The first section contains a lengthy list of correspondents including not only eminent figures in the world of cinema – such as Luchino Visconti and Federico Fellini, or the screenwriters Elio Bartolini and Mark Peploe, or great actors and actresses such as Marcello Mastroianni and Jeanne Moreau – but also leading exponents in other artistic fields, such as the painters and sculptors Giorgio Morandi and Arnaldo Pomodoro or the writers Italo Calvino, Leonardo Sciascia, Julio Cortázar and Umberto Eco.

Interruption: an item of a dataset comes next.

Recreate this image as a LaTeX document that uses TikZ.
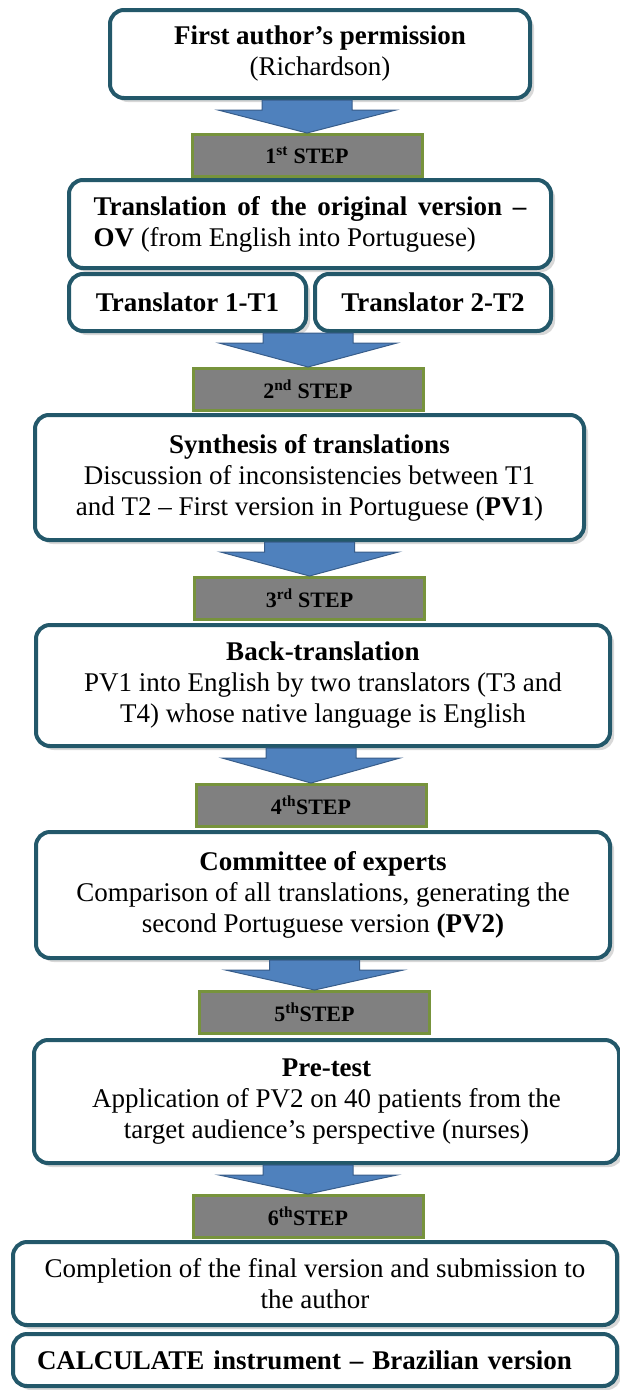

Given the impossibility of providing a summary of all this material, here we have limited ourselves to mentioning some particularly striking examples. In a letter dated 1967, Giulio Carlo Argan (9B/2, fasc. 65) invited the director to take part in a conference on “the visual space of cities: urban planning and cinema”. The event with a clear multidisciplinary focus included Antonioni’s encounter with a numner of architects and urban planners. In a letter of 1975, the former reporter Vittorio Bonicelli declared he was moved by Professione: reporter (The Passenger, 1975) and wondered at the filmmaker’s deep insight into the “horrible burden” of the occupation. Finally, other letters, such as one from Sciascia in 1959 dealing with L’avventura (1960) or from Calvino in 1965 relating to Blow Up (1966, 9B/4, fasc. 311), show that Antonioni often relied on the advice of great writers. A trust that was apparently reciprocated: in a letter sent by Umberto Eco in 1984 (9B/2, fasc. 123) it turns out for example that Antonioni was to have directed the adaptation of The Name of the Rose, but to Eco’s great regret the project was then passed to Jean-Jacques Annaud, probably for production reasons.
Less extensive than the first group but equally interesting in terms of content, the “Correspondence Sent” brings together the drafts of letters sent by Antonioni in the 1960s and 1980s. Also in this case the list of recipients – Argan, Eco, Giulio Einaudi, Piero Ottone and others – confirms Antonioni’s response to wide-ranging cultural requests. But such exchanges also offer an insight into on the genesis of his films. In this respect, see the long undated letter to Tonino Guerra and Ottiero Ottieri (b. 9A/1, fasc. 33), both of whom worked on the script of L’eclisse (1962), in which the Antonioni explains the psychology of the character of Vittoria in the smallest details.